**Entries:**
◆ ◆ ◆ ◆ ◆ ◆ ◆
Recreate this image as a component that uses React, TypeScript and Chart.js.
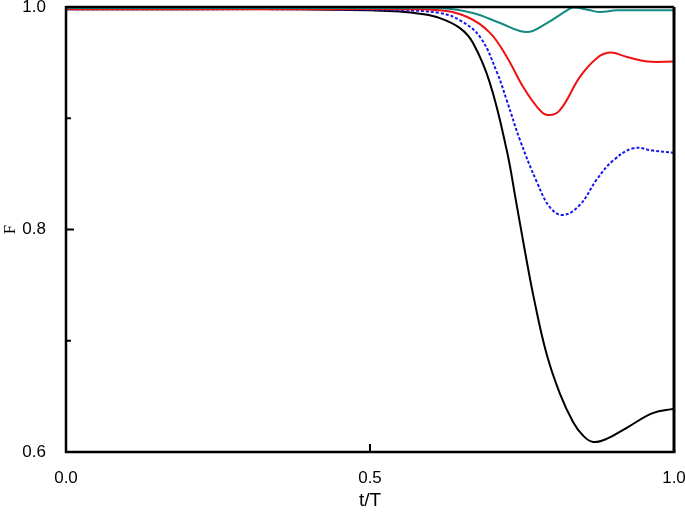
import React, { useEffect, useRef } from "react";
import { Chart, registerables } from "chart.js";

Chart.register(...registerables);

const blackX = [0, 0.2, 0.385, 0.5, 0.549, 0.582, 0.615, 0.648, 0.669, 0.697, 0.725, 0.74, 0.755, 0.77, 0.79, 0.812, 0.834, 0.85, 0.867, 0.89, 0.923, 0.965, 1.0];
const blackY = [0.998, 0.998, 0.998, 0.997, 0.996, 0.994, 0.99, 0.981, 0.968, 0.932, 0.871, 0.826, 0.78, 0.737, 0.689, 0.653, 0.627, 0.615, 0.609, 0.612, 0.622, 0.635, 0.639];

const blueX = [0, 0.2, 0.385, 0.549, 0.615, 0.648, 0.681, 0.709, 0.725, 0.747, 0.775, 0.796, 0.817, 0.845, 0.873, 0.9, 0.933, 0.965, 1.0];
const blueY = [0.998, 0.998, 0.998, 0.997, 0.9946, 0.988, 0.973, 0.941, 0.916, 0.88, 0.842, 0.82, 0.813, 0.822, 0.845, 0.862, 0.873, 0.871, 0.869];

const redX = [0, 0.2, 0.385, 0.549, 0.615, 0.66, 0.697, 0.725, 0.752, 0.775, 0.791, 0.812, 0.845, 0.873, 0.895, 0.923, 0.956, 1.0];
const redY = [0.998, 0.998, 0.998, 0.998, 0.997, 0.991, 0.977, 0.955, 0.928, 0.91, 0.903, 0.907, 0.937, 0.954, 0.959, 0.955, 0.951, 0.951];

const tealX = [0, 0.2, 0.385, 0.549, 0.615, 0.669, 0.714, 0.758, 0.791, 0.824, 0.834, 0.862, 0.878, 0.906, 0.944, 1.0];
const tealY = [0.999, 0.999, 0.999, 0.999, 0.999, 0.9946, 0.9856, 0.9775, 0.9856, 0.997, 0.9995, 0.997, 0.9955, 0.997, 0.997, 0.997];

const xTicks = [0, 0.5, 1.0];
const yTicks = [0.6, 0.8, 1.0];
const yMinorTicks = [0.7, 0.9];

const toPts = (xs: number[], ys: number[]) => xs.map((x, i) => ({ x, y: ys[i] }));

const framePlugin = {
  id: "frame",
  afterDraw(chart: any) {
    const { ctx, chartArea: a, scales } = chart;
    ctx.save();
    ctx.strokeStyle = "#000";
    ctx.lineWidth = 2.5;
    ctx.beginPath();
    ctx.moveTo(a.left, a.top);
    ctx.lineTo(a.right, a.top);
    ctx.stroke();
    ctx.lineWidth = 3;
    ctx.beginPath();
    ctx.moveTo(a.right, a.top);
    ctx.lineTo(a.right, a.bottom);
    ctx.stroke();
    ctx.lineWidth = 2.5;
    ctx.beginPath();
    ctx.moveTo(a.left, a.top - 1);
    ctx.lineTo(a.left, a.bottom);
    ctx.lineTo(a.right + 1.5, a.bottom);
    ctx.stroke();
    ctx.lineWidth = 2;
    xTicks.forEach((v) => {
      const px = scales.x.getPixelForValue(v);
      ctx.beginPath();
      ctx.moveTo(px, a.bottom);
      ctx.lineTo(px, a.bottom - 8);
      ctx.stroke();
    });
    yTicks.forEach((v) => {
      const py = scales.y.getPixelForValue(v);
      ctx.beginPath();
      ctx.moveTo(a.left, py);
      ctx.lineTo(a.left + 8, py);
      ctx.stroke();
    });
    yMinorTicks.forEach((v) => {
      const py = scales.y.getPixelForValue(v);
      ctx.beginPath();
      ctx.moveTo(a.left, py);
      ctx.lineTo(a.left + 5, py);
      ctx.stroke();
    });
    ctx.restore();
  },
};

export default function App() {
  const ref = useRef<HTMLCanvasElement>(null);
  useEffect(() => {
    document.body.style.margin = "0";
    const common = {
      fill: false,
      pointRadius: 0,
      borderWidth: 2,
      tension: 0.4,
    };
    const chart = new Chart(ref.current!, {
      type: "line",
      data: {
        datasets: [
          { ...common, data: toPts(tealX, tealY), borderColor: "#128a82" },
          { ...common, data: toPts(redX, redY), borderColor: "#ee1111" },
          { ...common, data: toPts(blueX, blueY), borderColor: "#1515ee", borderDash: [3, 2] },
          { ...common, data: toPts(blackX, blackY), borderColor: "#000000" },
        ],
      },
      options: {
        animation: false,
        responsive: false,
        layout: { padding: { top: 7, right: 11, left: 0, bottom: 0 } },
        plugins: { legend: { display: false }, tooltip: { enabled: false } },
        scales: {
          x: {
            type: "linear",
            min: 0,
            max: 1,
            grid: { display: false },
            border: { display: false },
            afterBuildTicks: (s: any) => {
              s.ticks = xTicks.map((v) => ({ value: v }));
            },
            ticks: {
              color: "#000",
              padding: 8,
              font: { family: "Liberation Sans", size: 17 },
              callback: (v: any) => Number(v).toFixed(1),
              maxRotation: 0,
            },
            title: {
              display: true,
              text: "t/T",
              color: "#000",
              font: { family: "Liberation Sans", size: 19, lineHeight: 1.2 },
              padding: { top: 4, bottom: 0 },
            },
            afterFit: (s: any) => {
              s.height = 60;
              s.paddingLeft = 0;
              s.paddingRight = 0;
            },
          },
          y: {
            type: "linear",
            min: 0.6,
            max: 1.0,
            grid: { display: false },
            border: { display: false },
            afterBuildTicks: (s: any) => {
              s.ticks = yTicks.map((v) => ({ value: v }));
            },
            ticks: {
              color: "#000",
              padding: 12,
              font: { family: "Liberation Sans", size: 17 },
              callback: (v: any) => Number(v).toFixed(1),
            },
            title: {
              display: true,
              text: "F",
              color: "#000",
              font: { family: "Liberation Serif", size: 17 },
              padding: { bottom: 0, top: 0 },
            },
            afterFit: (s: any) => {
              s.width = 66;
              s.paddingTop = 0;
              s.paddingBottom = 0;
            },
          },
        },
      },
      plugins: [framePlugin],
    });
    return () => chart.destroy();
  }, []);
  return <canvas ref={ref} width={685} height={512} style={{ display: "block" }} />;
}
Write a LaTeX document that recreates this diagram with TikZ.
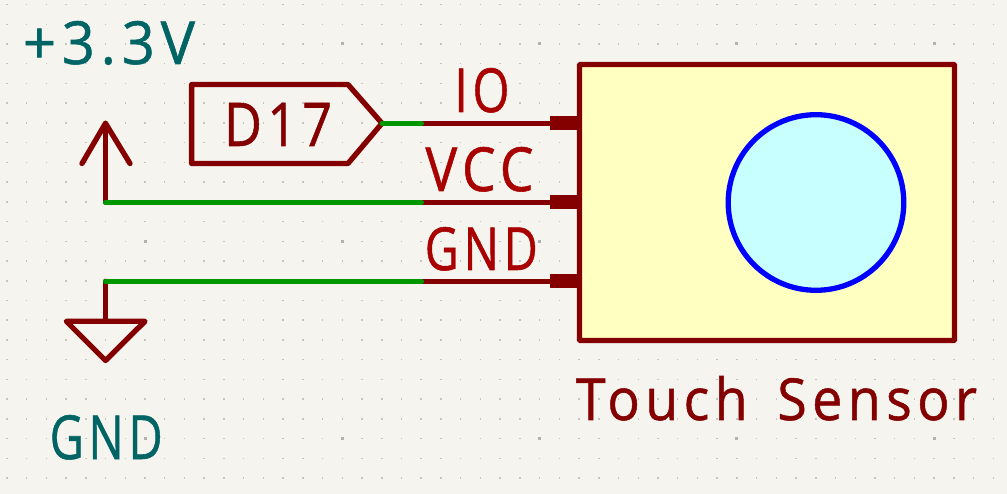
◆ ◆ ◆ ◆ ◆ ◆ ◆
**Exercise details:** Write out exactly the opening lines of the data, stopping after the line that holds "0.873, 0.871, 0.869];". Exclude pictures.

**Output of the task:**
Recreate this image as a component that uses React, TypeScript and Chart.js.
import React, { useEffect, useRef } from "react";
import { Chart, registerables } from "chart.js";

Chart.register(...registerables);

const blackX = [0, 0.2, 0.385, 0.5, 0.549, 0.582, 0.615, 0.648, 0.669, 0.697, 0.725, 0.74, 0.755, 0.77, 0.79, 0.812, 0.834, 0.85, 0.867, 0.89, 0.923, 0.965, 1.0];
const blackY = [0.998, 0.998, 0.998, 0.997, 0.996, 0.994, 0.99, 0.981, 0.968, 0.932, 0.871, 0.826, 0.78, 0.737, 0.689, 0.653, 0.627, 0.615, 0.609, 0.612, 0.622, 0.635, 0.639];

const blueX = [0, 0.2, 0.385, 0.549, 0.615, 0.648, 0.681, 0.709, 0.725, 0.747, 0.775, 0.796, 0.817, 0.845, 0.873, 0.9, 0.933, 0.965, 1.0];
const blueY = [0.998, 0.998, 0.998, 0.997, 0.9946, 0.988, 0.973, 0.941, 0.916, 0.88, 0.842, 0.82, 0.813, 0.822, 0.845, 0.862, 0.873, 0.871, 0.869];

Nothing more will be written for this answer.